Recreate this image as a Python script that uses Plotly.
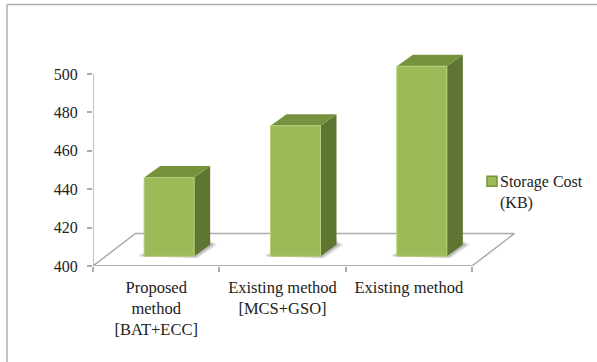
import plotly.graph_objects as go

# Chart data
categories = ["Proposed<br>method<br>[BAT+ECC]", "Existing method<br>[MCS+GSO]", "Existing method"]
storage_cost = [441, 468, 499]
y_ticks = [400, 420, 440, 460, 480, 500]
series_name = "Storage Cost<br>(KB)"

# Page and axis box, in pixels
W, H = 597, 362
LEFT, RIGHT, TOP, BOTTOM = 93, 472, 74, 265.7
PX_X = (RIGHT - LEFT) / 3
PX_Y = (BOTTOM - TOP) / 100

# The plot area runs past the axes so the 3D boxes and floor are not cut off
AREA_RIGHT, AREA_TOP = 525, 44
X_MAX = -0.5 + (AREA_RIGHT - LEFT) / PX_X
Y_MAX = 400 + (BOTTOM - AREA_TOP) / PX_Y

# Oblique projection used for the floor and the bar boxes
FLOOR_DX, FLOOR_DY = 42.5 / PX_X, 32.5 / PX_Y
BAR_W = 50 / PX_X
FRONT_DX, FRONT_DY = 13 / PX_X, 9.7 / PX_Y
DEPTH_DX, DEPTH_DY = 16 / PX_X, 11.5 / PX_Y

FRONT = "#9BBB59"
EDGE = "#B4CE7C"
TOP_FACE = "#76923C"
SIDE = "#5F7532"
AXIS = "#ABABAB"
FRAME = "#ADADAD"
INK = "#222222"
SERIF = "Liberation Serif"

fig = go.Figure()


def face(xs, ys, fill, line=None, width=1.5):
    fig.add_trace(go.Scatter(
        x=xs, y=ys, mode="lines", fill="toself", fillcolor=fill,
        line=dict(color=line or fill, width=width if line else 0),
        cliponaxis=False, showlegend=False, hoverinfo="skip",
    ))


def px_x(px):
    return (px - LEFT) / (AREA_RIGHT - LEFT)


def px_y(px):
    return (BOTTOM - px) / (BOTTOM - AREA_TOP)


# Floor of the 3D plot box
face([-0.5, -0.5 + FLOOR_DX, 2.5 + FLOOR_DX, 2.5, -0.5],
     [400, 400 + FLOOR_DY, 400 + FLOOR_DY, 400, 400],
     "#FFFFFF", AXIS)

base = 400 + FRONT_DY
for i, v in enumerate(storage_cost):
    x0 = i - BAR_W / 2 + FRONT_DX
    x1 = x0 + BAR_W
    top = v + FRONT_DY
    # Soft shadow the box casts on the floor
    for grow, alpha in ((1.0, 0.16), (0.55, 0.28)):
        gx, gy = 7 * grow / PX_X, 4 * grow / PX_Y
        face([x0 - gx, x0, x1 + DEPTH_DX, x1 + DEPTH_DX + gx, x1 + gx * 0.5, x0 - gx],
             [base, base + gy, base + DEPTH_DY + gy, base + DEPTH_DY, base - 0.5 * gy, base],
             f"rgba(90,90,90,{alpha})")
    # Right side, top and front of the box
    face([x1, x1 + DEPTH_DX, x1 + DEPTH_DX, x1, x1],
         [base, base + DEPTH_DY, top + DEPTH_DY, top, base], SIDE)
    face([x0, x0 + DEPTH_DX, x1 + DEPTH_DX, x1, x0],
         [top, top + DEPTH_DY, top + DEPTH_DY, top, top], TOP_FACE)
    face([x0, x1, x1, x0, x0], [base, base, top, top, base], FRONT, EDGE, 1)

fig.update_layout(
    width=W, height=H,
    autosize=False,
    margin=dict(l=LEFT, r=W - AREA_RIGHT, t=AREA_TOP, b=H - BOTTOM, pad=0),
    paper_bgcolor="white", plot_bgcolor="rgba(0,0,0,0)",
    font=dict(family=SERIF, size=16, color=INK),
    showlegend=False,
    xaxis=dict(
        range=[-0.5, X_MAX], tickmode="array", tickvals=[0, 1, 2], ticktext=categories,
        ticks="", showgrid=False, zeroline=False, showline=False,
        ticklabelstandoff=9,
        tickfont=dict(family=SERIF, size=16.5, color=INK),
        minor=dict(tickmode="array", tickvals=[-0.5, 0.5, 1.5, 2.5],
                   ticks="outside", ticklen=5, tickcolor=AXIS, tickwidth=1.5),
    ),
    yaxis=dict(
        range=[400, Y_MAX], tickmode="array", tickvals=y_ticks,
        ticks="outside", ticklen=5, tickcolor=AXIS, tickwidth=1.5,
        showgrid=False, zeroline=False, showline=False,
        ticklabelstandoff=6,
        tickfont=dict(family=SERIF, size=16, color=INK),
    ),
    shapes=[
        # Axis lines stop at the last tick, not at the edge of the plot area
        dict(type="line", xref="x", yref="y", x0=-0.5, x1=-0.5, y0=400, y1=500,
             line=dict(color=AXIS, width=1.5)),
        dict(type="line", xref="x", yref="y", x0=-0.5, x1=2.5, y0=400, y1=400,
             line=dict(color=AXIS, width=1.5)),
        # Gray frame around the chart area, open past the page edges
        dict(type="line", xref="paper", yref="paper",
             x0=px_x(7), x1=px_x(W), y0=px_y(4.5), y1=px_y(4.5),
             line=dict(color=FRAME, width=1.5)),
        dict(type="line", xref="paper", yref="paper",
             x0=px_x(7), x1=px_x(7), y0=px_y(4.5), y1=px_y(H),
             line=dict(color=FRAME, width=1.5)),
        # Legend swatch
        dict(type="rect", xref="paper", yref="paper",
             x0=px_x(487), x1=px_x(497), y0=px_y(176), y1=px_y(186),
             fillcolor=FRONT, line=dict(color=TOP_FACE, width=1.5)),
    ],
    annotations=[
        dict(text=series_name, xref="paper", yref="paper",
             x=px_x(498), y=px_y(171), xanchor="left", yanchor="top",
             align="left", showarrow=False,
             font=dict(family=SERIF, size=16, color=INK)),
    ],
)

fig.write_html("out.html", config=dict(displayModeBar=False))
┄┄┄┄┄┄┄┄┄┄
**Short exercise**
Would you set down the listing exactly, omitting pictures?

**Result for this exercise**
Recreate this image as a Python script that uses Plotly.
import plotly.graph_objects as go

# Chart data
categories = ["Proposed<br>method<br>[BAT+ECC]", "Existing method<br>[MCS+GSO]", "Existing method"]
storage_cost = [441, 468, 499]
y_ticks = [400, 420, 440, 460, 480, 500]
series_name = "Storage Cost<br>(KB)"

# Page and axis box, in pixels
W, H = 597, 362
LEFT, RIGHT, TOP, BOTTOM = 93, 472, 74, 265.7
PX_X = (RIGHT - LEFT) / 3
PX_Y = (BOTTOM - TOP) / 100

# The plot area runs past the axes so the 3D boxes and floor are not cut off
AREA_RIGHT, AREA_TOP = 525, 44
X_MAX = -0.5 + (AREA_RIGHT - LEFT) / PX_X
Y_MAX = 400 + (BOTTOM - AREA_TOP) / PX_Y

# Oblique projection used for the floor and the bar boxes
FLOOR_DX, FLOOR_DY = 42.5 / PX_X, 32.5 / PX_Y
BAR_W = 50 / PX_X
FRONT_DX, FRONT_DY = 13 / PX_X, 9.7 / PX_Y
DEPTH_DX, DEPTH_DY = 16 / PX_X, 11.5 / PX_Y

FRONT = "#9BBB59"
EDGE = "#B4CE7C"
TOP_FACE = "#76923C"
SIDE = "#5F7532"
AXIS = "#ABABAB"
FRAME = "#ADADAD"
INK = "#222222"
SERIF = "Liberation Serif"

fig = go.Figure()


def face(xs, ys, fill, line=None, width=1.5):
    fig.add_trace(go.Scatter(
        x=xs, y=ys, mode="lines", fill="toself", fillcolor=fill,
        line=dict(color=line or fill, width=width if line else 0),
        cliponaxis=False, showlegend=False, hoverinfo="skip",
    ))


def px_x(px):
    return (px - LEFT) / (AREA_RIGHT - LEFT)


def px_y(px):
    return (BOTTOM - px) / (BOTTOM - AREA_TOP)


# Floor of the 3D plot box
face([-0.5, -0.5 + FLOOR_DX, 2.5 + FLOOR_DX, 2.5, -0.5],
     [400, 400 + FLOOR_DY, 400 + FLOOR_DY, 400, 400],
     "#FFFFFF", AXIS)

base = 400 + FRONT_DY
for i, v in enumerate(storage_cost):
    x0 = i - BAR_W / 2 + FRONT_DX
    x1 = x0 + BAR_W
    top = v + FRONT_DY
    # Soft shadow the box casts on the floor
    for grow, alpha in ((1.0, 0.16), (0.55, 0.28)):
        gx, gy = 7 * grow / PX_X, 4 * grow / PX_Y
        face([x0 - gx, x0, x1 + DEPTH_DX, x1 + DEPTH_DX + gx, x1 + gx * 0.5, x0 - gx],
             [base, base + gy, base + DEPTH_DY + gy, base + DEPTH_DY, base - 0.5 * gy, base],
             f"rgba(90,90,90,{alpha})")
    # Right side, top and front of the box
    face([x1, x1 + DEPTH_DX, x1 + DEPTH_DX, x1, x1],
         [base, base + DEPTH_DY, top + DEPTH_DY, top, base], SIDE)
    face([x0, x0 + DEPTH_DX, x1 + DEPTH_DX, x1, x0],
         [top, top + DEPTH_DY, top + DEPTH_DY, top, top], TOP_FACE)
    face([x0, x1, x1, x0, x0], [base, base, top, top, base], FRONT, EDGE, 1)

fig.update_layout(
    width=W, height=H,
    autosize=False,
    margin=dict(l=LEFT, r=W - AREA_RIGHT, t=AREA_TOP, b=H - BOTTOM, pad=0),
    paper_bgcolor="white", plot_bgcolor="rgba(0,0,0,0)",
    font=dict(family=SERIF, size=16, color=INK),
    showlegend=False,
    xaxis=dict(
        range=[-0.5, X_MAX], tickmode="array", tickvals=[0, 1, 2], ticktext=categories,
        ticks="", showgrid=False, zeroline=False, showline=False,
        ticklabelstandoff=9,
        tickfont=dict(family=SERIF, size=16.5, color=INK),
        minor=dict(tickmode="array", tickvals=[-0.5, 0.5, 1.5, 2.5],
                   ticks="outside", ticklen=5, tickcolor=AXIS, tickwidth=1.5),
    ),
    yaxis=dict(
        range=[400, Y_MAX], tickmode="array", tickvals=y_ticks,
        ticks="outside", ticklen=5, tickcolor=AXIS, tickwidth=1.5,
        showgrid=False, zeroline=False, showline=False,
        ticklabelstandoff=6,
        tickfont=dict(family=SERIF, size=16, color=INK),
    ),
    shapes=[
        # Axis lines stop at the last tick, not at the edge of the plot area
        dict(type="line", xref="x", yref="y", x0=-0.5, x1=-0.5, y0=400, y1=500,
             line=dict(color=AXIS, width=1.5)),
        dict(type="line", xref="x", yref="y", x0=-0.5, x1=2.5, y0=400, y1=400,
             line=dict(color=AXIS, width=1.5)),
        # Gray frame around the chart area, open past the page edges
        dict(type="line", xref="paper", yref="paper",
             x0=px_x(7), x1=px_x(W), y0=px_y(4.5), y1=px_y(4.5),
             line=dict(color=FRAME, width=1.5)),
        dict(type="line", xref="paper", yref="paper",
             x0=px_x(7), x1=px_x(7), y0=px_y(4.5), y1=px_y(H),
             line=dict(color=FRAME, width=1.5)),
        # Legend swatch
        dict(type="rect", xref="paper", yref="paper",
             x0=px_x(487), x1=px_x(497), y0=px_y(176), y1=px_y(186),
             fillcolor=FRONT, line=dict(color=TOP_FACE, width=1.5)),
    ],
    annotations=[
        dict(text=series_name, xref="paper", yref="paper",
             x=px_x(498), y=px_y(171), xanchor="left", yanchor="top",
             align="left", showarrow=False,
             font=dict(family=SERIF, size=16, color=INK)),
    ],
)

fig.write_html("out.html", config=dict(displayModeBar=False))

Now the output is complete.